AFROAM 395F Peer Leadership Development (Spring semester)
This is the 1st part of a two-semester two-course sequence that is designed to prepare second and third-year students to mentor entering first year students. This course will help older students focus on developing leadership and outreach skills which will enable them to strengthen their own academic achievement as well as prepare them to help others. This two-semester course sequence begins with upper class students in the spring semester; the course will prepare them to work with incoming new students in the subsequent fall semester.The spring semester course is divided into two segments. The first segment of this course will enable second and third year students to develop leadership skills for themselves which will enable them to have a better understanding of how to assist first year students in forming effective study groups, mediation, studying for exams, time management, and library skills. Students will also learn how to act as mentors, by working with middle and high school students. Students will interact with these young people one on one as well as within groups. The second half of the spring semester course will focus on various topics that affect the ALANAI community. Topics will include racism, sexism, STDs, drugs in our society, male and female relationships, dropping out of school, stress management, and ALANAI leaders in the past and present. Students will be assigned an office space in order to interview potential 1st year students over the phone as part of the admission outreach program and to establish initial contact with their fall semester mentees who have accepted the offer of admission to the university.

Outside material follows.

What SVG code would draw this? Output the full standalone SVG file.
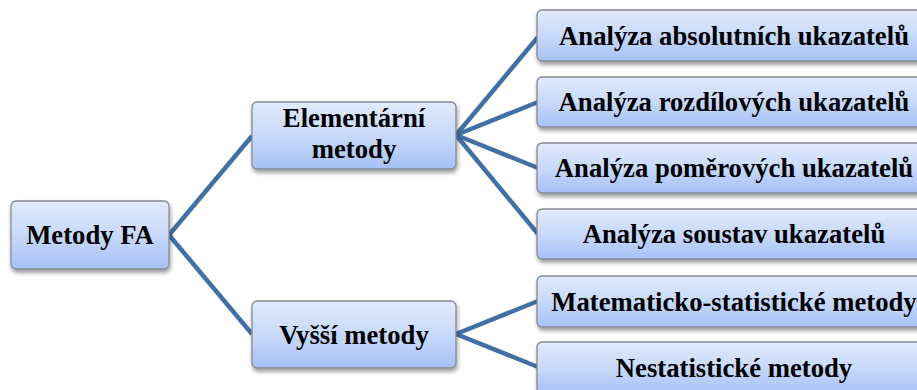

AFROAM 395G Peer Leadership and Facilitation (Fall semester)
This is the second part of a two-semester course that is designed to help upper-class (junior and senior) students’ focus on developing leadership and outreach skills. The course will enable upperclassmen to work directly with newly entering first semester’s students and to help them facilitate the transitional process from high school to college. Students in the class will serve as Peer Leaders to assist first year students form effective study groups; learn how to study for exams and how to manage their time more effectively.
AFROAM 494DI Du Bois Senior Seminar (for Juniors and Seniors)
This course is an upper-division course that provides a structured context for students to reflect on their own learning in their General Education courses and the courses they have taken in the AFROAM major. In the course we will attempt to connect skills and knowledge from multiple sources and experiences and apply theory to practice in various real world settings; engaging diverse and even contradictory points of view; and, understanding issues and positions contextually as students prepare to write their senior thesis. This course satisfies the Integrative Experience requirement for students in the AfroAm major.
AFROAM 597E. Dalits and African Americans (Undergraduate/Graduate)
The purpose of this seminar is to begin to explore similarities, differences, connections and convergences between the Dalit population of India and African Americans in the United States. We will read short histories of both peoples, studies that focus on examples of historic interactions, and studies comparing leading figures of both groups. Most of the reading will center on the 20th century i.e. India during the periods of colonization, anti-colonization, and independence; and on African Americans from emancipation to the end of legal segregation. There is a rich and rapidly growing scholarship on these topics so view this seminar as an opening to a complex and important topic. Good books to read, discussion format, class presentation on one of the books, final paper.